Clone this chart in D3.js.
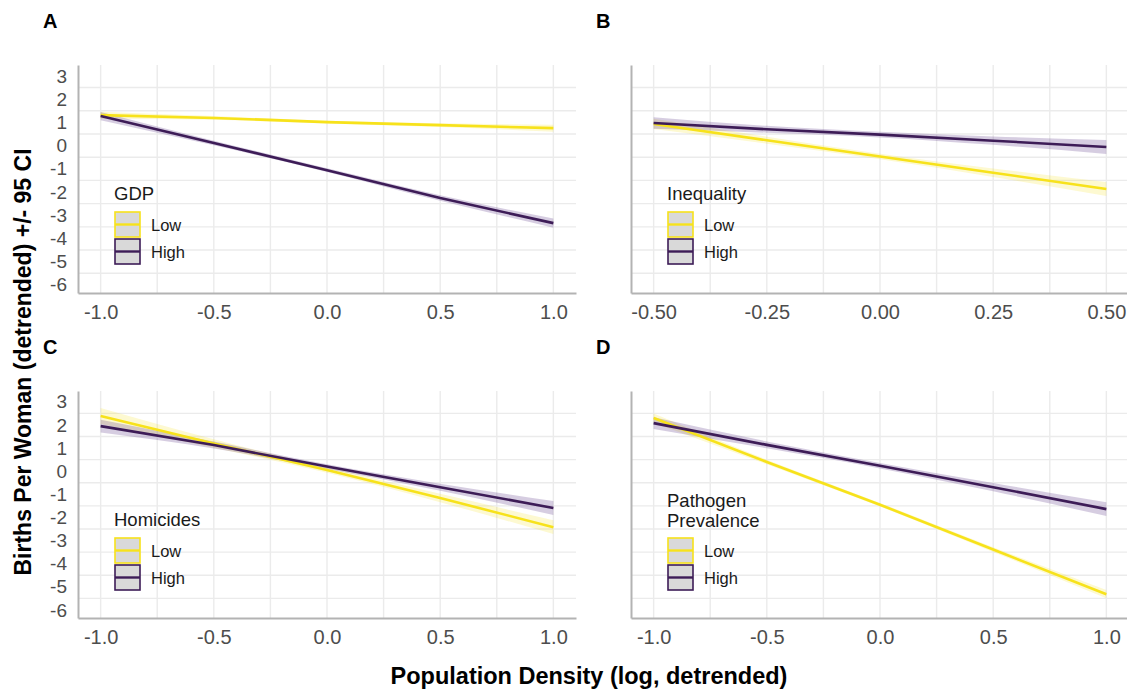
<!DOCTYPE html>
<html>
<head>
<meta charset="utf-8">
<script src="https://cdn.jsdelivr.net/npm/d3@7"></script>
<style>
  body { margin: 0; background: #fff; }
  svg { font-family: "Liberation Sans", Arial, sans-serif; }
</style>
</head>
<body>
<svg id="canvas"></svg>
<script>
// tick values
const xTicksWide = [-1.0, -0.5, 0.0, 0.5, 1.0];
const xTicksNarrow = [-0.50, -0.25, 0.00, 0.25, 0.50];
const yTicks = [3, 2, 1, 0, -1, -2, -3, -4, -5, -6];
const groups = ['Low', 'High'];

// A: GDP
const gdpX = [-1.0, -0.5, 0.0, 0.5, 1.0];
const gdpLow = [1.31, 1.19, 1.01, 0.88, 0.75];
const gdpLowCI = [0.15, 0.08, 0.06, 0.08, 0.15];
const gdpHigh = [1.27, 0.11, -1.06, -2.26, -3.34];
const gdpHighCI = [0.18, 0.10, 0.08, 0.12, 0.20];

// B: Inequality
const ineqX = [-0.50, -0.25, 0.00, 0.25, 0.50];
const ineqLow = [0.93, 0.23, -0.47, -1.17, -1.87];
const ineqLowCI = [0.22, 0.15, 0.12, 0.18, 0.30];
const ineqHigh = [0.97, 0.70, 0.47, 0.21, -0.06];
const ineqHighCI = [0.25, 0.15, 0.12, 0.18, 0.30];

// C: Homicides
const homX = [-1.0, -0.5, 0.0, 0.5, 1.0];
const homLow = [2.39, 1.20, 0.05, -1.16, -2.42];
const homLowCI = [0.35, 0.18, 0.12, 0.18, 0.30];
const homHigh = [1.95, 1.13, 0.20, -0.69, -1.59];
const homHighCI = [0.28, 0.15, 0.10, 0.15, 0.30];

// D: Pathogen prevalence
const pathX = [-1.0, -0.5, 0.0, 0.5, 1.0];
const pathLow = [2.30, 0.40, -1.45, -3.39, -5.32];
const pathLowCI = [0.20, 0.10, 0.08, 0.10, 0.18];
const pathHigh = [2.08, 1.14, 0.24, -0.69, -1.64];
const pathHighCI = [0.25, 0.15, 0.12, 0.18, 0.30];

const width = 1127;
const height = 692;

const colors = { Low: '#F7E21B', High: '#3D1C57' };
const ribbonFill = { Low: '#F7E21B', High: '#6B4A92' };
const ribbonOpacity = { Low: 0.2, High: 0.28 };

let canvas = d3.select('#canvas')
  .attr('width', width)
  .attr('height', height);

let panels = [
  { letter: 'A', title: ['GDP'], x: gdpX, low: gdpLow, lowCI: gdpLowCI, high: gdpHigh, highCI: gdpHighCI,
    ticks: xTicksWide, fmt: d3.format('.1f'), left: 78, right: 576, top: 65, bottom: 293, yLabels: true },
  { letter: 'B', title: ['Inequality'], x: ineqX, low: ineqLow, lowCI: ineqLowCI, high: ineqHigh, highCI: ineqHighCI,
    ticks: xTicksNarrow, fmt: d3.format('.2f'), left: 631, right: 1129, top: 65, bottom: 293, yLabels: false },
  { letter: 'C', title: ['Homicides'], x: homX, low: homLow, lowCI: homLowCI, high: homHigh, highCI: homHighCI,
    ticks: xTicksWide, fmt: d3.format('.1f'), left: 78, right: 576, top: 391, bottom: 618, yLabels: true },
  { letter: 'D', title: ['Pathogen', 'Prevalence'], x: pathX, low: pathLow, lowCI: pathLowCI, high: pathHigh, highCI: pathHighCI,
    ticks: xTicksWide, fmt: d3.format('.1f'), left: 631, right: 1129, top: 391, bottom: 618, yLabels: false }
];

let minusFmt = (f) => (d) => f(d).replace('−', '-');

let drawPanel = (p) => {
  let span = p.ticks[p.ticks.length - 1] - p.ticks[0];
  let xScale = d3.scaleLinear()
    .domain([p.ticks[0] - span * 0.05, p.ticks[p.ticks.length - 1] + span * 0.05])
    .range([p.left, p.right]);
  let yScale = d3.scaleLinear()
    .domain([-6.35, 3.47])
    .range([p.bottom, p.top]);

  let g = canvas.append('g');

  // grid: vertical every half tick, horizontal between integer labels
  let step = p.ticks[1] - p.ticks[0];
  let vGrid = d3.range(p.ticks[0], p.ticks[p.ticks.length - 1] + step / 4, step / 2);
  let hGrid = d3.range(2.5, -6, -1);
  g.selectAll('.vgrid').data(vGrid).enter().append('line')
    .attr('x1', d => xScale(d)).attr('x2', d => xScale(d))
    .attr('y1', p.top).attr('y2', p.bottom)
    .attr('stroke', '#ebebeb').attr('stroke-width', 1.4);
  g.selectAll('.hgrid').data(hGrid).enter().append('line')
    .attr('x1', p.left).attr('x2', p.right)
    .attr('y1', d => yScale(d)).attr('y2', d => yScale(d))
    .attr('stroke', '#ebebeb').attr('stroke-width', 1.4);

  // axes
  let xAxis = d3.axisBottom(xScale).tickValues(p.ticks).tickSize(0).tickPadding(12)
    .tickFormat(minusFmt(p.fmt));
  let gx = g.append('g').attr('transform', `translate(0, ${p.bottom})`).call(xAxis);
  gx.select('.domain').attr('stroke', '#b3b3b3').attr('stroke-width', 2);
  gx.selectAll('text').attr('fill', '#4d4d4d').style('font-size', '20px');

  let yAxis = d3.axisLeft(yScale).tickValues(yTicks).tickSize(0).tickPadding(11)
    .tickFormat(p.yLabels ? (d => String(d)) : (() => ''));
  let gy = g.append('g').attr('transform', `translate(${p.left}, 0)`).call(yAxis);
  gy.select('.domain').attr('stroke', '#b3b3b3').attr('stroke-width', 2);
  gy.selectAll('text').attr('fill', '#4d4d4d').style('font-size', '19px');

  // ribbons and lines
  let series = [
    { key: 'Low', fit: p.low, ci: p.lowCI },
    { key: 'High', fit: p.high, ci: p.highCI }
  ];
  series.forEach((s) => {
    let pts = p.x.map((x, i) => ({ x: x, y: s.fit[i], se: s.ci[i] }));
    let area = d3.area()
      .x(d => xScale(d.x))
      .y0(d => yScale(d.y - d.se))
      .y1(d => yScale(d.y + d.se))
      .curve(d3.curveMonotoneX);
    g.append('path').datum(pts)
      .attr('d', area)
      .attr('fill', ribbonFill[s.key])
      .attr('fill-opacity', ribbonOpacity[s.key]);
  });
  series.forEach((s) => {
    let pts = p.x.map((x, i) => ({ x: x, y: s.fit[i] }));
    let line = d3.line().x(d => xScale(d.x)).y(d => yScale(d.y));
    g.append('path').datum(pts)
      .attr('d', line)
      .attr('fill', 'none')
      .attr('stroke', colors[s.key])
      .attr('stroke-width', 2.6);
  });

  // panel letter
  canvas.append('text')
    .attr('x', p.left - 35).attr('y', p.top - 37)
    .attr('font-weight', 'bold').attr('font-size', 20)
    .text(p.letter);

  // legend
  let lx = p.left + 37;
  let keyTop = p.top + 147;
  let titleBase = p.top + 135 - (p.title.length - 1) * 19;
  p.title.forEach((t, i) => {
    g.append('text')
      .attr('x', lx - 1).attr('y', titleBase + i * 20)
      .attr('font-size', 18.5).attr('fill', '#1a1a1a')
      .text(t);
  });
  groups.forEach((key, i) => {
    let ky = keyTop + i * 27;
    g.append('rect')
      .attr('x', lx).attr('y', ky)
      .attr('width', 25).attr('height', 25)
      .attr('fill', '#d9d9d9')
      .attr('stroke', colors[key]).attr('stroke-width', 1.6);
    g.append('line')
      .attr('x1', lx).attr('x2', lx + 25)
      .attr('y1', ky + 12.5).attr('y2', ky + 12.5)
      .attr('stroke', colors[key]).attr('stroke-width', 2.4);
    g.append('text')
      .attr('x', lx + 36).attr('y', ky + 13)
      .attr('dy', '0.35em')
      .attr('font-size', 16.5).attr('fill', '#1a1a1a')
      .text(key);
  });
};

panels.forEach(drawPanel);

// shared axis titles
canvas.append('text')
  .attr('transform', 'translate(31, 362) rotate(-90)')
  .attr('text-anchor', 'middle')
  .attr('font-weight', 'bold').attr('font-size', 23)
  .text('Births Per Woman (detrended) +/- 95 CI');

canvas.append('text')
  .attr('x', 589).attr('y', 684)
  .attr('text-anchor', 'middle')
  .attr('font-weight', 'bold').attr('font-size', 23.5)
  .text('Population Density (log, detrended)');
</script>
</body>
</html>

■ ■ ■

From the opening line of the listing above through the line bearing "const pathHighCI = [0.25, 0.15, 0.12, 0.18, 0.30];", repeat each line exactly. Drop every picture.

**EXPECTED ANSWER**
Clone this chart in D3.js.
<!DOCTYPE html>
<html>
<head>
<meta charset="utf-8">
<script src="https://cdn.jsdelivr.net/npm/d3@7"></script>
<style>
  body { margin: 0; background: #fff; }
  svg { font-family: "Liberation Sans", Arial, sans-serif; }
</style>
</head>
<body>
<svg id="canvas"></svg>
<script>
// tick values
const xTicksWide = [-1.0, -0.5, 0.0, 0.5, 1.0];
const xTicksNarrow = [-0.50, -0.25, 0.00, 0.25, 0.50];
const yTicks = [3, 2, 1, 0, -1, -2, -3, -4, -5, -6];
const groups = ['Low', 'High'];

// A: GDP
const gdpX = [-1.0, -0.5, 0.0, 0.5, 1.0];
const gdpLow = [1.31, 1.19, 1.01, 0.88, 0.75];
const gdpLowCI = [0.15, 0.08, 0.06, 0.08, 0.15];
const gdpHigh = [1.27, 0.11, -1.06, -2.26, -3.34];
const gdpHighCI = [0.18, 0.10, 0.08, 0.12, 0.20];

// B: Inequality
const ineqX = [-0.50, -0.25, 0.00, 0.25, 0.50];
const ineqLow = [0.93, 0.23, -0.47, -1.17, -1.87];
const ineqLowCI = [0.22, 0.15, 0.12, 0.18, 0.30];
const ineqHigh = [0.97, 0.70, 0.47, 0.21, -0.06];
const ineqHighCI = [0.25, 0.15, 0.12, 0.18, 0.30];

// C: Homicides
const homX = [-1.0, -0.5, 0.0, 0.5, 1.0];
const homLow = [2.39, 1.20, 0.05, -1.16, -2.42];
const homLowCI = [0.35, 0.18, 0.12, 0.18, 0.30];
const homHigh = [1.95, 1.13, 0.20, -0.69, -1.59];
const homHighCI = [0.28, 0.15, 0.10, 0.15, 0.30];

// D: Pathogen prevalence
const pathX = [-1.0, -0.5, 0.0, 0.5, 1.0];
const pathLow = [2.30, 0.40, -1.45, -3.39, -5.32];
const pathLowCI = [0.20, 0.10, 0.08, 0.10, 0.18];
const pathHigh = [2.08, 1.14, 0.24, -0.69, -1.64];
const pathHighCI = [0.25, 0.15, 0.12, 0.18, 0.30];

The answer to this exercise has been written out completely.